Memphis assistant Brad Jones walked into what he thought was the Grizzlies’ locker room in Brooklyn a few days ago, then wondered if he was in the right place.
There was only one other person in the room — and Jones had no idea who the person was.
“Am I in Brooklyn’s locker room?” Jones asked.
Turns out, he was in the right place. The other person in the room was a 7-foot-1 rookie named Jon Teske, who had just been signed to a 10-day contract as the Grizzlies tried to fill roster holes created by having players lost for various COVID-19-related reasons.

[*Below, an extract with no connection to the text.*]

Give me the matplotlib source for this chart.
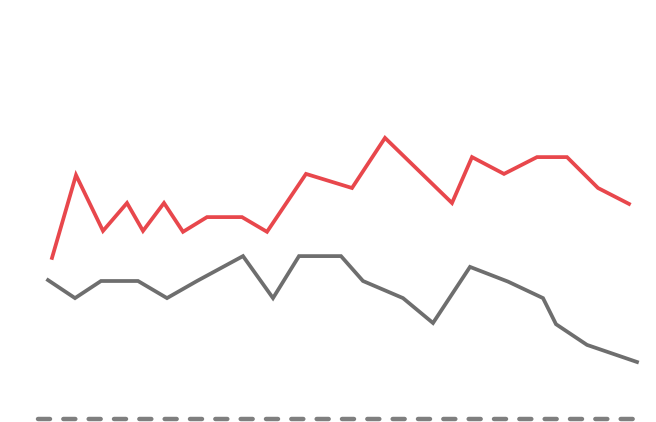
import matplotlib.pyplot as plt

# positions along the horizontal axis (irregular spacing)
x_red = [52, 76, 103, 127, 143, 164, 183, 207, 242, 267, 306, 352, 385, 452, 472, 504, 537, 567, 598, 629]
y_red = [53.7, 81.3, 62.7, 72.0, 62.7, 72.0, 62.4, 67.3, 67.3, 62.4, 81.7, 77.0, 93.7, 72.0, 87.3, 81.7, 87.3, 87.3, 77.0, 71.7]

x_gray = [48, 75, 101, 138, 167, 197, 243, 273, 299, 341, 363, 403, 433, 470, 508, 543, 556, 587, 637]
y_gray = [46.3, 40.3, 46.0, 46.0, 40.3, 46.0, 54.3, 40.3, 54.3, 54.3, 46.0, 40.3, 32.0, 50.7, 45.8, 40.3, 31.6, 24.7, 19.0]

base_x = [38, 636]
base_y = [0, 0]

fig = plt.figure(figsize=(6.56, 4.22), dpi=100)
ax = fig.add_axes([0, 0, 1, 1])

ax.plot(base_x, base_y, color='#7f7f7f', linewidth=3.2, linestyle=(0, (2.7, 3.0)),
        dash_capstyle='round')
ax.plot(x_gray, y_gray, color='#6e6e6e', linewidth=2.7, solid_joinstyle='miter')
ax.plot(x_red, y_red, color='#e8474c', linewidth=2.7, solid_joinstyle='miter')

ax.set_xlim(0, 656)
ax.set_ylim(-1, 419 / 3)
ax.axis('off')

fig.savefig('out.png', dpi=100)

Such is life in the NBA these days, with constant roster shakeups — and, as Jones learned from a text message he read upon waking up at 7:15 a.m. Saturday, shakeups to coaching staffs as well. He was serving as interim coach for the Grizzlies' game against the Los Angeles Clippers after Memphis coach Taylor Jenkins went into the league’s health and safety protocols Saturday morning.

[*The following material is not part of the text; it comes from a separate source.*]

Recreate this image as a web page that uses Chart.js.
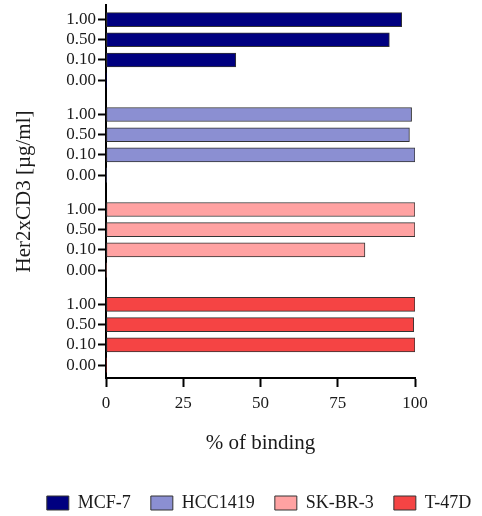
<!DOCTYPE html>
<html>
<head>
<meta charset="utf-8">
<script src="https://cdn.jsdelivr.net/npm/chart.js@4"></script>
<style>
  html, body { margin: 0; padding: 0; background: #fff; }
</style>
</head>
<body>
<canvas id="chart" width="482" height="516"></canvas>
<script>
// values (% of binding)
const doses = ['1.00', '0.50', '0.10', '0.00'];
const cellLines = ['MCF-7', 'HCC1419', 'SK-BR-3', 'T-47D'];
const mcf7 = [95.7, 91.7, 42.0, 0];
const hcc1419 = [98.9, 98.2, 100, 0];
const skbr3 = [100, 100, 83.8, 0];
const t47d = [100, 99.6, 100, 0];
const xTicks = [0, 25, 50, 75, 100];

const colors = ['#000080', '#8b8fd2', '#ffa2a2', '#f54444'];
const series = [mcf7, hcc1419, skbr3, t47d];
const serif = "'Liberation Serif', 'Times New Roman', serif";
const ink = '#1a1a1a';

// each group = 4 dose rows plus a gap
const groupStep = 4.7;
const rowPos = (g, r) => g * groupStep + r;

const yPositions = [];
const yLabels = [];
cellLines.forEach((_, g) => doses.forEach((d, r) => {
  yPositions.push(rowPos(g, r));
  yLabels.push(d);
}));

const datasets = cellLines.map((name, g) => ({
  label: name,
  data: series[g].map((v, r) => ({ x: v, y: rowPos(g, r) })),
  backgroundColor: colors[g],
  borderColor: '#333',
  borderWidth: ctx => (ctx.raw && ctx.raw.x === 0) ? 0 : 1,
  borderSkipped: false,
  barThickness: 14,
  grouped: false
}));

// nudge the legend so it sits centred under the plot like the original
const legendShift = {
  id: 'legendShift',
  afterLayout(chart) {
    const l = chart.legend;
    if (!l) return;
    l.left += 18; l.right += 18;
    l.top += 6; l.bottom += 6;
  }
};

new Chart(document.getElementById('chart'), {
  type: 'bar',
  data: { datasets },
  plugins: [legendShift],
  options: {
    responsive: false,
    animation: false,
    indexAxis: 'y',
    layout: { padding: { top: 5, right: 0, left: 0, bottom: 0 } },
    plugins: {
      tooltip: { enabled: false },
      legend: {
        position: 'bottom',
        labels: {
          boxWidth: 22,
          boxHeight: 14,
          padding: 20,
          color: ink,
          font: { family: serif, size: 18 }
        }
      }
    },
    scales: {
      x: {
        type: 'linear',
        min: 0,
        max: 100,
        afterBuildTicks: s => { s.ticks = xTicks.map(v => ({ value: v })); },
        afterFit: s => { s.height = 90; s.paddingRight = 67; },
        grid: { drawOnChartArea: false, tickLength: 9, tickWidth: 2, tickColor: '#000' },
        border: { color: '#000', width: 2 },
        ticks: { color: ink, padding: 6, font: { family: serif, size: 17 } },
        title: {
          display: true,
          text: '% of binding',
          color: ink,
          font: { family: serif, size: 21 },
          padding: { top: 0, bottom: 12 }
        }
      },
      y: {
        type: 'linear',
        reverse: true,
        offset: false,
        min: -0.72,
        max: rowPos(3, 3) + 0.64,
        afterBuildTicks: s => { s.ticks = yPositions.map(v => ({ value: v })); },
        afterFit: s => { s.width = 106; s.paddingTop = 0; s.paddingBottom = 0; },
        grid: { offset: false, drawOnChartArea: false, tickLength: 8, tickWidth: 2, tickColor: '#000' },
        border: { color: '#000', width: 2 },
        ticks: {
          color: ink,
          padding: 2,
          autoSkip: false,
          font: { family: serif, size: 17 },
          callback: (v, i) => yLabels[i]
        },
        title: {
          display: true,
          text: 'Her2xCD3 [µg/ml]',
          color: ink,
          font: { family: serif, size: 21 },
          padding: { top: 12, bottom: 0 }
        }
      }
    }
  }
});
</script>
</body>
</html>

Jenkins became the 14th head coach in the 30-team league to miss time in recent weeks because of a virus-related issue, a figure that doesn’t include numerous assistant coaches, other team staff and about 300 players.
The other head coaches to have done a protocols stint this season: Indiana's Rick Carlisle, Sacramento's Alvin Gentry, Phoenix's Monty Williams, Philadelphia's Doc Rivers, the Los Angeles Lakers' Frank Vogel, the Los Angeles Clippers' Tyronn Lue, Denver's Michael Malone, Portland's Chauncey Billups, Chicago's Billy Donovan, Milwaukee's Mike Budenholzer, Atlanta's Nate McMillan, Dallas' Jason Kidd and Oklahoma City's Mark Daigneault.
“I had COVID, but no symptoms," said Daigneault, who returned to the Thunder on Friday. “I was actually really contagious, based on my COVID levels, and yet asymptomatic, which gave me a very tangible example of how this thing spreads so quickly. If I was just not in a testing protocol like we are I wouldn't have thought to test, and yet I would have been breathing all over everybody."
Also in the protocols and unable to play Saturday: Grizzlies center Steven Adams, who was the only Memphis player to appear in the team’s first 40 games this season and who entered the day as one of only 17 players around the league to not miss a game yet in the 2021-22 campaign.
“Yes, we have to plan when we find out that so-and-so’s got COVID or so-and-so’s got an injury,” Jones said. “Who’s the next man up, blah blah blah. ... It’s a challenging time, obviously.”
And the Grizzlies already have a sense of how to navigate a game without Jenkins, who had to miss a recent Memphis contest because of a death in his family. Jenkins was fully involved in Saturday’s game plan, Jones said, noting they spoke several times that morning alone.
“Hopefully, other than a different-looking, uglier guy, older guy on the sidelines, you guys won’t notice any difference with what’s going on out there,” Jones said.
The number of players in the protocols has dropped considerably in recent days, from around 125 during the last week of December to around 50 on Saturday. Numbers still change rapidly and some players on the list are closer to a return than others, plus the league has shortened the amount of time that some players need to spend in isolation after testing positive.
But the league — with 97% of its players known to be vaccinated, at least 65% known to be boosted and with 100% of its head coaches vaccinated — is hoping the worst of this surge might be over. No games have been postponed in more than a week, after 11 had to be pushed back between Dec. 14 and Dec. 30.
The league entered Saturday with 584 players having gotten into at least one game this season, 44 more than the previous record for any full season — and this one isn’t even half over.
“The NBA has done a great job of navigating this,” Jones said. “Obviously this caught not just the NBA but the whole world off-guard. We’re going to look back on this in a few years ... we’ve been through a lot of crazy times, but this last month has been nuts.”